Likewise, the students were involved in-house, in the Museum, in different activities relating to the use of limited resources, respect for Nature, recycling, respect for others, and tolerance, by age group. Provision was also made for the younger students to interview their grandparents in situ with the results in video soon to be featured on the database. The database, as such, was not present in the exhibition (only one computer screen allowed access to but is a constant point of reference throughout the exhibition, with the display designed to be used and re-cycled in combination and combinations with the database framework.

For the community at large, there were three seminars relating to (1) education and how to use the database (2) intangible heritage, cultural tourism and community participation (based on the heritage ‘auction’ programme, with people defending tangible properties for intangible reasons) and (3) intangible heritage and image projection (new ways of promoting a mature tourist resort and re-positioning it). The seminars were designed as semi-think-tanks and to make people aware that they are responsible for what happens in their area, and not the politicians alone. The idea was to convert the Casa de Colón, the most visited museum of the Canary Archipelago, into a centre of community participation, and the model for other island museums to follow.
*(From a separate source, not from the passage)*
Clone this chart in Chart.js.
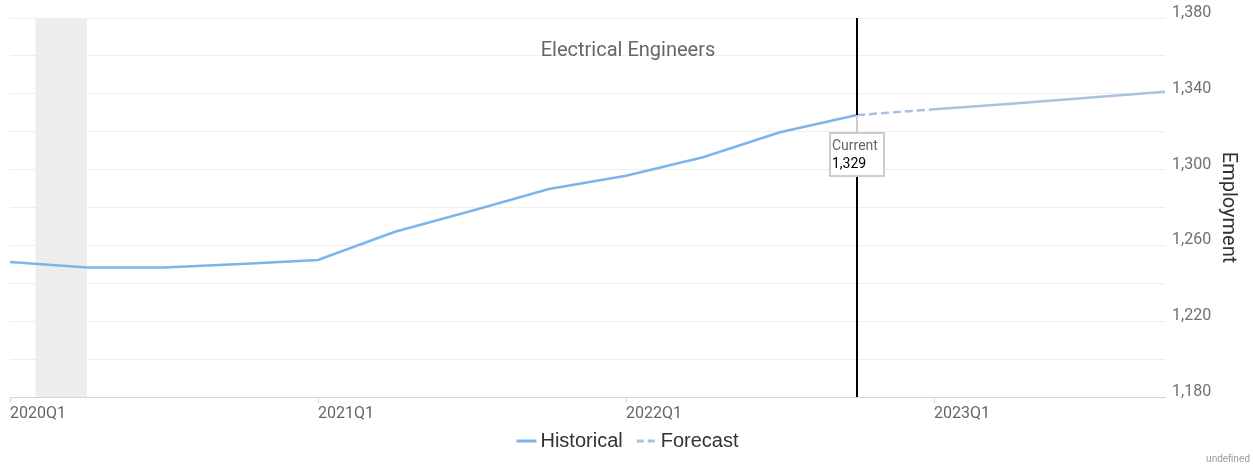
<!DOCTYPE html>
<html>
<head>
<meta charset="utf-8">
<script src="https://cdn.jsdelivr.net/npm/chart.js@4.4.0/dist/chart.umd.min.js"></script>
<style>
  html, body { margin: 0; padding: 0; background: #fff; }
  #wrap { width: 1253px; height: 467px; position: relative; }
</style>
</head>
<body>
<div id="wrap"><canvas id="employment-chart"></canvas></div>
<script>
const quarters = [
  '2020Q1', '2020Q2', '2020Q3', '2020Q4',
  '2021Q1', '2021Q2', '2021Q3', '2021Q4',
  '2022Q1', '2022Q2', '2022Q3', '2022Q4',
  '2023Q1', '2023Q2', '2023Q3', '2023Q4'
];
const historical = [1251.2, 1248.4, 1248.4, 1250.2, 1252.3, 1267.2, 1278.3, 1289.8, 1296.8, 1306.5, 1319.7, 1328.8];
const forecastStart = 11;
const forecast = [1328.8, 1331.8, 1334.8, 1337.9, 1341.1];
const yLabels = [1180, 1220, 1260, 1300, 1340, 1380];
const recession = [0.33, 1]; // Feb 2020 - Apr 2020, in quarters
const currentIndex = 11;
const chartTitle = 'Electrical Engineers';
const axisTitle = 'Employment';
const legendItems = [
  { text: 'Historical', color: '#7cb5ec', dash: [] },
  { text: 'Forecast', color: '#abc1dd', dash: [7, 4] }
];

const histPoints = historical.map((v, i) => ({ x: i, y: v }));
const forePoints = forecast.map((v, i) => ({ x: forecastStart + i, y: v }));

const extras = {
  id: 'extras',
  beforeDatasetsDraw(chart) {
    const { ctx, chartArea, scales } = chart;
    const x0 = scales.x.getPixelForValue(recession[0]);
    const x1 = scales.x.getPixelForValue(recession[1]);
    ctx.save();
    ctx.fillStyle = '#eeeeee';
    ctx.fillRect(x0, chartArea.top, x1 - x0, chartArea.bottom - chartArea.top);
    ctx.restore();
  },
  afterDatasetsDraw(chart) {
    const { ctx, chartArea, scales } = chart;
    ctx.save();
    // title
    ctx.font = '20px Roboto';
    ctx.fillStyle = '#666666';
    ctx.textAlign = 'center';
    ctx.textBaseline = 'middle';
    ctx.fillText(chartTitle, 628, 51);

    // current marker
    const cx = Math.round(scales.x.getPixelForValue(currentIndex));
    const cy = scales.y.getPixelForValue(historical[currentIndex]);
    ctx.strokeStyle = '#000';
    ctx.lineWidth = 2;
    ctx.beginPath();
    ctx.moveTo(cx, chartArea.top);
    ctx.lineTo(cx, chartArea.bottom);
    ctx.stroke();

    const boxW = 54, boxH = 43;
    const boxTop = cy + 18;
    ctx.strokeStyle = '#cccccc';
    ctx.beginPath();
    ctx.moveTo(cx, cy);
    ctx.lineTo(cx, boxTop);
    ctx.stroke();
    ctx.fillStyle = '#fff';
    ctx.fillRect(cx - boxW / 2, boxTop, boxW, boxH);
    ctx.strokeRect(cx - boxW / 2, boxTop, boxW, boxH);
    ctx.textAlign = 'left';
    ctx.font = '14px Roboto';
    ctx.fillStyle = '#666666';
    ctx.fillText('Current', cx - boxW / 2 + 2, boxTop + 13);
    ctx.fillStyle = '#000';
    ctx.fillText(Math.round(historical[currentIndex]).toLocaleString('en-US'), cx - boxW / 2 + 2, boxTop + 31);

    // legend
    ctx.font = '20px "Liberation Sans", Arial';
    const symW = 20, gap = 4, itemGap = 14;
    let total = 0;
    legendItems.forEach((it, i) => {
      total += symW + gap + ctx.measureText(it.text).width + (i ? itemGap : 0);
    });
    let lx = chart.width / 2 + 1 - total / 2;
    const ly = 441;
    legendItems.forEach(it => {
      ctx.strokeStyle = it.color;
      ctx.lineWidth = 3;
      ctx.setLineDash(it.dash);
      ctx.beginPath();
      ctx.moveTo(lx, ly);
      ctx.lineTo(lx + symW, ly);
      ctx.stroke();
      ctx.setLineDash([]);
      ctx.fillStyle = '#333333';
      ctx.fillText(it.text, lx + symW + gap, ly);
      lx += symW + gap + ctx.measureText(it.text).width + itemGap;
    });

    ctx.font = '10px "Liberation Sans", Arial';
    ctx.fillStyle = '#999999';
    ctx.textAlign = 'right';
    ctx.fillText('undefined', 1250, 459);
    ctx.restore();
  }
};

new Chart(document.getElementById('employment-chart'), {
  type: 'line',
  data: {
    datasets: [
      {
        label: 'Historical',
        data: histPoints,
        borderColor: '#7cb5ec',
        borderWidth: 2.5,
        pointRadius: 0,
        tension: 0,
        fill: false
      },
      {
        label: 'Forecast',
        data: forePoints,
        borderColor: '#abc1dd',
        borderWidth: 2.5,
        pointRadius: 0,
        tension: 0,
        fill: false,
        segment: {
          borderDash: ctx => ctx.p0DataIndex === 0 ? [8, 4] : []
        }
      }
    ]
  },
  options: {
    responsive: true,
    maintainAspectRatio: false,
    animation: false,
    layout: { padding: { left: 10, top: 18, right: 0, bottom: 45 } },
    plugins: {
      legend: { display: false },
      tooltip: { enabled: false }
    },
    scales: {
      x: {
        type: 'linear',
        min: 0,
        max: quarters.length - 1,
        afterFit(scale) { scale.height = 25; },
        grid: { drawOnChartArea: false, drawTicks: true, tickLength: 6, color: '#ccd6eb' },
        border: { color: '#ccd6eb', width: 1 },
        ticks: {
          stepSize: 4,
          includeBounds: false,
          align: 'start',
          padding: 1,
          maxRotation: 0,
          color: '#666666',
          font: { family: 'Roboto', size: 16 },
          callback: v => quarters[v]
        }
      },
      y: {
        position: 'right',
        min: 1180,
        max: 1380,
        afterFit(scale) { scale.width = 88; },
        grid: { color: '#eeeeee', drawTicks: false },
        border: { display: false },
        title: {
          display: true,
          text: axisTitle,
          color: '#333333',
          font: { family: 'Roboto', size: 20 },
          padding: { top: 13, bottom: 0 }
        },
        ticks: {
          stepSize: 20,
          padding: 7,
          labelOffset: -5,
          color: '#707070',
          font: { family: 'Roboto', size: 16 },
          callback: v => yLabels.includes(v) ? v.toLocaleString('en-US') : ''
        }
      }
    }
  },
  plugins: [extras]
});
</script>
</body>
</html>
The restaurants in the area were encouraged to put on special museum evenings, to allow for the after dinner debates so typical of Mediterranean countries and of island life in particular, and thus improve their turnover and reinvigorate the area. The scarce provision for foreigners (the catalogue in English and personal guides from the Faculty of Translation and Interpreting of the ULPGC) were designed, nevertheless, to make them stay longer in the area and investigate it in greater depth, to the benefit of the local commerce in the area.

Paradoxically, this exhibition was designed to use new technologies which reduce privacy, provide immediate access to information and thus reduce the need to remember things, to generate respect for everyday life and the individual, and to create lasting triggers for memories. In these times of digital photography, we run the risk of losing tangible vestiges of our past and of constantly re-inventing the wheel, history and geography. Voices and Echoes is a tangible attempt to prevent changes in the ‘intangible’ script. Mediterranean Voices is about making people sit up and take stock, re-appraise, re-evaluate and re-create, before it is too late and globalisation of the worst kind, the bland standardisation of ‘no face, no place,’ sets in. Voices and Echoes was an attempt to make people communicate again, inter- generationally, something which our mobile phones, digital cameras, PlayStations, Game Boys, and computer chat sessions has almost put an end to. If we do not communicate, we undermine our most prized possession, the intangible thing which makes sense of our tangible past and guides us into the tangible future: our memory, the most intangible of our heritages.